Depuis qu’il est parti, il y a vingt ans, il est plongé dans un sommeil profond.
Il lui arrive quelques fois de se retourner dans sa tombe mais il ne s’est vraiment réveillé que deux fois.
Le 14 Janvier 2011 en fin d’après-midi il a cru entendre l’hymne national tout près, des bruits de bottes et des voix de Allahou Akbar.
Confus, il n’a pas pris la chose au sérieux et il s’est recouché.
Dimanche dernier, il eut comme l’impression qu’une liesse populaire envahit les alentours de son mausolée.
Il quitte discrètement son tombeau et se retrouve dans un espace qui lui semble familier. Il prend alors tout son temps pour explorer les lieux.
Découvrant qu’il est presque à moitié dévêtu à force de se retourner là où il était, il enfile son costard en lin blanc accroché sur une salle d’exposition, prend sa canne exhibée juste à ses pieds et ramasse ses lunettes visiblement oubliées au coin d’un bureau.
Sur une table isolée, il remarque un gros volume. Curieux et assoiffé des bouquins, il y va tout droit.
C’est un livre d’or.
Il s’installe et se prête à sa passion favorite.
Il avale les pages les unes après les autres.
Il lira alors de très belles choses écrites à sa mémoire datées pour la plupart à partir de 2011.
Certaines périodes marquent plus d’affluence. Des campagnes électorales sans doute.
Au bout de la nuit les festivités s’estompent progressivement dehors. Il n’a même pas eu le temps de prêter l’oreille pour en savoir plus.
Et alors qu’il est plongé dans les derniers feuillets du livre, un groupe de jeunes, probablement les derniers de la fête, traînent le pas à côté du mausolée et scandent le slogan ” Le peuple est avec toi Kais Saied “.
Il sourit et poursuit sa lecture.
Quelques pages plus tard, il retrouve le nom de la star de la soirée en bas d’un témoignage signé “Kais Saied : Président de la République Tunisienne “.
Interloqué, il se demande où serait donc passé Zine Abidine Ben Ali.
Brusquement, il retrouve sa mémoire d’éléphant et sa lucidité légendaire.
Il se remémore sa longue soirée de lecture, fait des recoupements et décode les nombreux témoignages qu’il vient de lire.
En quelques secondes, il a dû voir défiler tout un pan de l’histoire de sa Tunisie.
Fatigué de l’effort qu’il s’est astreint, il retire ses lunettes, se frotte les yeux et se lance dans une tirade ponctuée par des fous rires que les vastes espaces du mausolée amplifient.

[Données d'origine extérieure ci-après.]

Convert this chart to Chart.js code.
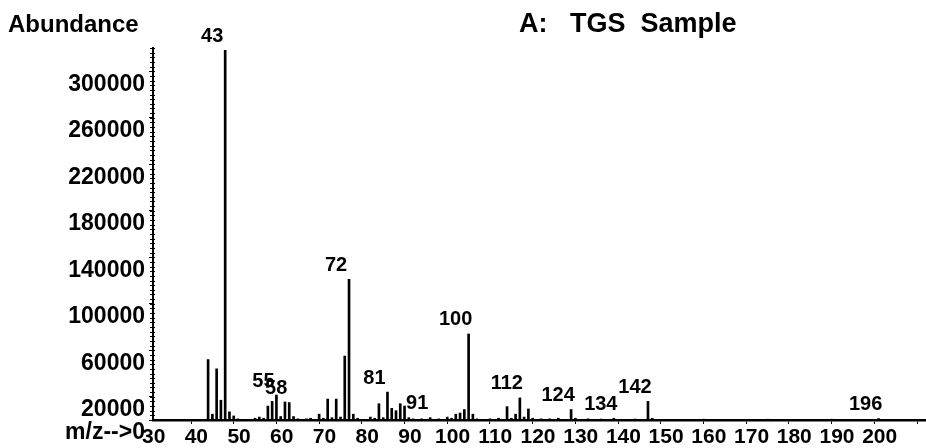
<!DOCTYPE html>
<html><head><meta charset="utf-8">
<script src="https://cdn.jsdelivr.net/npm/chart.js@4/dist/chart.umd.min.js"></script>
<style>html,body{margin:0;padding:0;background:#fff}#wrap{width:926px;height:448px}</style>
</head><body><div id="wrap"><canvas id="c" width="926" height="448"></canvas></div>
<script>
// ---- data ----
const mzValues = [39,40,41,42,43,44,45,46,
  50,51,52,53,54,55,56,57,58,59,60,
  62,63,65,66,67,68,69,70,71,72,73,74,
  77,78,79,80,81,82,83,84,85,86,87,
  89,91,93,95,96,97,98,99,100,101,102,
  105,107,109,110,111,112,113,114,115,
  117,119,121,124,125,128,131,134,139,142,143,
  148,155,162,170,178,185,190,196];
const abundance = [52000,5000,44000,17000,318000,7000,3500,1000,
  1500,2500,1500,12000,16000,21500,3000,15500,15000,3000,1000,
  1000,1500,5000,1500,18000,2000,18000,2500,55000,121000,5000,1500,
  2500,1500,14000,2000,24000,10000,8000,14000,12000,2000,1000,
  1000,2000,1000,2500,1500,5000,6000,9000,74000,5000,1000,
  1000,1500,11500,1500,5000,19000,2500,9500,1500,
  1000,1000,1500,9000,1500,1000,800,1500,800,16000,1500,
  600,700,600,700,600,700,600,1200];
const labeledPeaks = [43,55,58,72,81,91,100,112,124,134,142,196];
const yTickValues = [0,20000,60000,100000,140000,180000,220000,260000,300000];
const xTickValues = [30,40,50,60,70,80,90,100,110,120,130,140,150,160,170,180,190,200];
const yMinorStep = 4000;
const titleText = "A:   TGS  Sample";
const yAxisTitle = "Abundance";
const mzArrow = "m/z-->";

const textPlugin = {
  id: 'texts',
  afterDraw(chart) {
    const ctx = chart.ctx, xs = chart.scales.x, ys = chart.scales.y;
    ctx.save();
    // minor ticks on the abundance axis
    ctx.strokeStyle = '#000';
    ctx.lineWidth = 1;
    ctx.beginPath();
    for (let v = 0; v <= ys.max; v += yMinorStep) {
      const py = Math.round(ys.getPixelForValue(v)) + 0.5;
      ctx.moveTo(ys.right - 3, py);
      ctx.lineTo(ys.right + 2, py);
    }
    ctx.stroke();
    ctx.fillStyle = '#000';
    ctx.textBaseline = 'middle';
    ctx.textAlign = 'left';
    ctx.font = 'bold 24px "Liberation Sans", Arial, sans-serif';
    ctx.fillText(yAxisTitle, 8, 25);
    ctx.font = 'bold 27px "Liberation Sans", Arial, sans-serif';
    ctx.fillText(titleText, 519, 25);
    ctx.textAlign = 'center';
    ctx.font = 'bold 20px "Liberation Sans", Arial, sans-serif';
    labeledPeaks.forEach(m => {
      const i = mzValues.indexOf(m);
      if (i < 0) return;
      const px = xs.getPixelForValue(m), py = ys.getPixelForValue(abundance[i]);
      ctx.fillText(String(m), px - 13, py - 14);
    });
    ctx.restore();
  }
};

new Chart(document.getElementById('c'), {
  type: 'bar',
  data: { datasets: [{
    data: mzValues.map((m, i) => ({ x: m, y: abundance[i] })),
    backgroundColor: '#000', borderWidth: 0, barThickness: 2
  }]},
  options: {
    responsive: false, animation: false, devicePixelRatio: 1,
    layout: { padding: { left: 0, right: 0, top: 48, bottom: 0 } },
    plugins: { legend: { display: false }, tooltip: { enabled: false }, title: { display: false } },
    scales: {
      x: {
        type: 'linear', min: 26.1, max: 207.1, offset: false,
        grid: { display: true, drawOnChartArea: false, drawTicks: true, tickLength: 4, color: '#000', lineWidth: 1 },
        border: { display: true, color: '#000', width: 2.5 },
        afterBuildTicks: s => { s.ticks = xTickValues.map(v => ({ value: v })); },
        ticks: { color: '#000', font: { family: '"Liberation Sans", Arial', size: 21, weight: 'bold' },
                 padding: 1, labelOffset: -16, maxRotation: 0, autoSkip: false },
        afterFit: s => { s.height = 28; }
      },
      y: {
        min: 0, max: 320000,
        grid: { display: true, drawOnChartArea: false, drawTicks: true, tickLength: 4, color: '#000', lineWidth: 1 },
        border: { display: true, color: '#000', width: 2 },
        afterBuildTicks: s => { s.ticks = yTickValues.map(v => ({ value: v })); },
        ticks: { color: '#000', font: { family: '"Liberation Sans", Arial', size: 23, weight: 'bold' },
                 padding: 4, labelOffset: 13, autoSkip: false,
                 callback: v => v === 0 ? mzArrow + '0' : String(v) },
        afterFit: s => { s.width = 153; }
      }
    }
  },
  plugins: [textPlugin]
});
</script>
</body></html>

Les fous rires s’intensifient et semblent l’amuser. Ils ne sont interrompus que par des petites phrases qu’il murmure pour replonger dans son hystérie.
Il dira alors entre autres, je cite :
“Ben Ali s’est enfui. Un général ne s’enfuit jamais.”
Et il rigole…
“Marzouki ne veut pas quitter le palais après son échec aux Présidentielles. Lui aussi victime d’un putsch médical.”
Et il rit encore plus fort avec un air de moquerie…
“Funérailles de BCE. Du jamais vu. Il a au moins réussi ses obsèques.”
Et il rit jusqu’aux larmes… “Ghannouchi mobilise ses troupes pour investir le parlement. Non mais je rêve ou quoi, il n’est pas pendu depuis le temps. J’avais pourtant donné mes instructions.”
Et il rit encore et encore jusqu’à se tenir le ventre…
“Kais Saied procédé à un putsch constitutionnel et menace de revenir à la constitution de 1957. Voilà un enfant de l’école de Bourguiba. Il doit bien ça à la République. ” se dit -il.
Il se ressaisit de son monologue et de ses rires qui semblent lui avoir redonné la vie le temps d’une bonne partie de la nuit.
Un long soupir s’en suivit.
Et il comprit alors ce qu’il vient d’entendre en début de soirée.
Aux premières lumières du jour, il remet tout en place et regagne sa demeure l’air un peu plus rassuré.
Joyeux anniversaire Monsieur le Président.
C’était une très belle soirée en votre compagnie.